Their work suggests that because wages are artificially low, qualified workers refuse to take jobs. Instead they “exit the workforce and rely on government benefits“. On some markets this problem is caused by “barriers to competition” and excessive “market concentration“, in plain words a small number of hirers. So far, so good.
But the low wage argument breaks down a sentence after when of all possible examples of monopsony power in american labor markets, Sunstein singles out the tech industry. In tech, writes Sunstein, “only a few employers can survive, perhaps because of “network effects,” which arise when the value of a good or a service increases if a lot of people use it” think of Google or Facebook). And we are yet to understand how “big companies (like Apple or Google) might use their market power to hurt employees“.

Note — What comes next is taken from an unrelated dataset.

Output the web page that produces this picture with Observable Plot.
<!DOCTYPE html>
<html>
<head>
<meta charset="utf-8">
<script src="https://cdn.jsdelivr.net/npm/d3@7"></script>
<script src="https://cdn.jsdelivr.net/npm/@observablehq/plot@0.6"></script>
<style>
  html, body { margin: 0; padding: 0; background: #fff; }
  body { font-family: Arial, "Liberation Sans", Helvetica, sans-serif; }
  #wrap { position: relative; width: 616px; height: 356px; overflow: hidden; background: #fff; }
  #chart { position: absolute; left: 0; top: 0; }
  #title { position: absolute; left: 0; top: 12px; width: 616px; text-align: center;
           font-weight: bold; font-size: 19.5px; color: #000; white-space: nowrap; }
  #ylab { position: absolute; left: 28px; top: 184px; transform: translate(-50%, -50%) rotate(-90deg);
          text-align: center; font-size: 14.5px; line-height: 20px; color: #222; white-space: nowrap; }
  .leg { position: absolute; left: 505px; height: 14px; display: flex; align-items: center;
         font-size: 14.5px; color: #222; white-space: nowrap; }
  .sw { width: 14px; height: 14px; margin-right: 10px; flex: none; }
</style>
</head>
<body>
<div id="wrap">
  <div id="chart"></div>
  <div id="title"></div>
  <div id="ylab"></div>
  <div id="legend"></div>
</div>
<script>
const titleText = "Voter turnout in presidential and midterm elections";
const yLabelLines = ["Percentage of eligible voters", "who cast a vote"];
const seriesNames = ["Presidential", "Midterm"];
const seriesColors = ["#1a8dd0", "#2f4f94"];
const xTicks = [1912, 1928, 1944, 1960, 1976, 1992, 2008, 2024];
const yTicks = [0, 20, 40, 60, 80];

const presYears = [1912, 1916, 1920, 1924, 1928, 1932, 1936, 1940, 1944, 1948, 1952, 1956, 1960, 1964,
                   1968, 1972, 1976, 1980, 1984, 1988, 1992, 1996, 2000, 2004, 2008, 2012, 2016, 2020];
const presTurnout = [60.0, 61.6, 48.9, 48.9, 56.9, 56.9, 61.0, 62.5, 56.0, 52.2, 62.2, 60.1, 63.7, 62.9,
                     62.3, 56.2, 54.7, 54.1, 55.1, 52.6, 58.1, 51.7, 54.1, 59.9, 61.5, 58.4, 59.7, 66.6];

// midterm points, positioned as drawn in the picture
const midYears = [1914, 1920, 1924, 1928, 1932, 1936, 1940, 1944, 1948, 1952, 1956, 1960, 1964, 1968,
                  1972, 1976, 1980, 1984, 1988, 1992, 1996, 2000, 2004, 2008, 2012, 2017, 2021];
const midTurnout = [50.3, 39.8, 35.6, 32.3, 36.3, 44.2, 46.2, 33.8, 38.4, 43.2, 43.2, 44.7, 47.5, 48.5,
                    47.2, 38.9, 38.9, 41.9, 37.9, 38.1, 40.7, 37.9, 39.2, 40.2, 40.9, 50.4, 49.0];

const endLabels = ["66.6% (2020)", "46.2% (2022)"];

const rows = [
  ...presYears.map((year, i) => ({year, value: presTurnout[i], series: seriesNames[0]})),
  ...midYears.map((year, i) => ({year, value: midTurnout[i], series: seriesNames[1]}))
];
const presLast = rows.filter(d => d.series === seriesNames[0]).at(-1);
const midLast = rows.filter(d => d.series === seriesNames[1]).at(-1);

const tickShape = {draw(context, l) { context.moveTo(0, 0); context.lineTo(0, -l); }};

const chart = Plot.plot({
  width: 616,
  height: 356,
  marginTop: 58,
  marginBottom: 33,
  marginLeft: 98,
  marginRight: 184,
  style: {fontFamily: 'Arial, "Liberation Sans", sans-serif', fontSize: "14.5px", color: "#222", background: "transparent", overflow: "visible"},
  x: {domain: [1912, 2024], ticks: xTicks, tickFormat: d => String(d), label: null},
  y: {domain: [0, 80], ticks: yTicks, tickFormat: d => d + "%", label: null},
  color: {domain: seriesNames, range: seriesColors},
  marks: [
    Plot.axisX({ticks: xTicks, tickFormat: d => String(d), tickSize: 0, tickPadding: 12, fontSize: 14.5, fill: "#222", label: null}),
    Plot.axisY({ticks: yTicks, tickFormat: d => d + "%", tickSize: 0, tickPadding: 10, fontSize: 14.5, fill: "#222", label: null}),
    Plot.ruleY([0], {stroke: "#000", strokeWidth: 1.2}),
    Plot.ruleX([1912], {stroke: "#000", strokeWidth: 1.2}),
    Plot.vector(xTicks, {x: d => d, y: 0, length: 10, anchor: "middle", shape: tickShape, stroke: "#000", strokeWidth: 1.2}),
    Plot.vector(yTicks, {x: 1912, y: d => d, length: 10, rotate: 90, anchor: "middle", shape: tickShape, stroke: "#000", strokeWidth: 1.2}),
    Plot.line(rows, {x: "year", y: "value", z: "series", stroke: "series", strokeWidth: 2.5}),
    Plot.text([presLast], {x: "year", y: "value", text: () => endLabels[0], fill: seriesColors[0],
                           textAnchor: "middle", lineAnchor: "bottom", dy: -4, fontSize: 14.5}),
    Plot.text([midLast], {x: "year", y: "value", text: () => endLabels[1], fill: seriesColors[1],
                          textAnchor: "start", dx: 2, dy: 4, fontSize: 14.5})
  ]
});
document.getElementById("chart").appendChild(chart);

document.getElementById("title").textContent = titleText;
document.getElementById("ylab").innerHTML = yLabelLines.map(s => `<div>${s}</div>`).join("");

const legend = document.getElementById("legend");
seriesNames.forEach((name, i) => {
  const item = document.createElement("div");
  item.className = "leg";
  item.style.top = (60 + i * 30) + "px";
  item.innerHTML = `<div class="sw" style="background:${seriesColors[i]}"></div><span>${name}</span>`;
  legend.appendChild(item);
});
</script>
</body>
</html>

This is incorrect as a matter of economics, law and logic. Let us start with the economics. In the past decade, the large tech industry has added more jobs to the US economy than any other sector. The graph above shows the year over year employee headcount at each of the FAANG (including Microsoft) v job creation of the US economy. This data is orders of magnitude inconsistent with a theory of monopsony power. Anyone with basic economics knowledge understands that this would require a correlative decrease in labor participation at the FAANG. Moreover, there is every reason to believe that the FAANG did not only create new jobs for wealthy computer scientists. Amazon (blue line), the largest employer of all FAANG, has been predominantly adding jobs in warehousing. And Apple has essentially grown its workforce in retailing.
Perhaps more suprising is that Cass Sunstein turns a blind eye on several legal developments which show that the state of nature in tech is one of intense competition for talents. How else can one explain cases like US. v. Adobe Systems, Inc., et al., where the DoJ prosecuted several large technology firms – including Google, Apple, Intel, Pixar, Intuit and Adobe – who had unlawfully agreed to refrain from soliciting, cold calling, recruiting or otherwise competing for each others’ computer engineers and scientists? And what about the ongoing policy discussion on employment contracts in the tech sector, which are said to lock the mobility of knowledge behind barriers like non-compete clauses, contractual perks, stock option plans or simply high wages. If anything, the very existence of those contractual arrangements does not bespeak monopsony power in tech, just the very opposite.
Last, there is logic. Think of the points that we just made on the economics and the law. How can a tech firm be a monopsonist and meanwhile compete with other firms as an oligopsonist on the labor market? Admittedly, in their original study, the writers of the new Chicago School write that the “problem boils down to excessive merger activity, which has led to concentrated labor markets“. Again, big mergers are quite infrequent in tech. Most M&A transactions instead involve the “acqui-hiring” of successful startups, like FB/Instagram or Microsoft/Skype. But those acquisitions represent low headcounts. And their occasionally astronomical valuations leans against the very idea of monopsony power.
The only way to do justice to Sunstein’s piece is to read it as follows: would tech firms be smaller, competition for jobs would be even stronger and wages even higher. This is an example of what economist Harold Demsetz once called the Nirvana fallacy, namely an idealized, unrealistic situation. However, one would then expect that Sunstein brings evidence that the grass could be greener in tech jobs. And perhaps even more importantly, this shrouded reading that we make of Sunstein’s piece squares poorly with the author’s proven ability to speak clear to the public opinion in the mainstream press.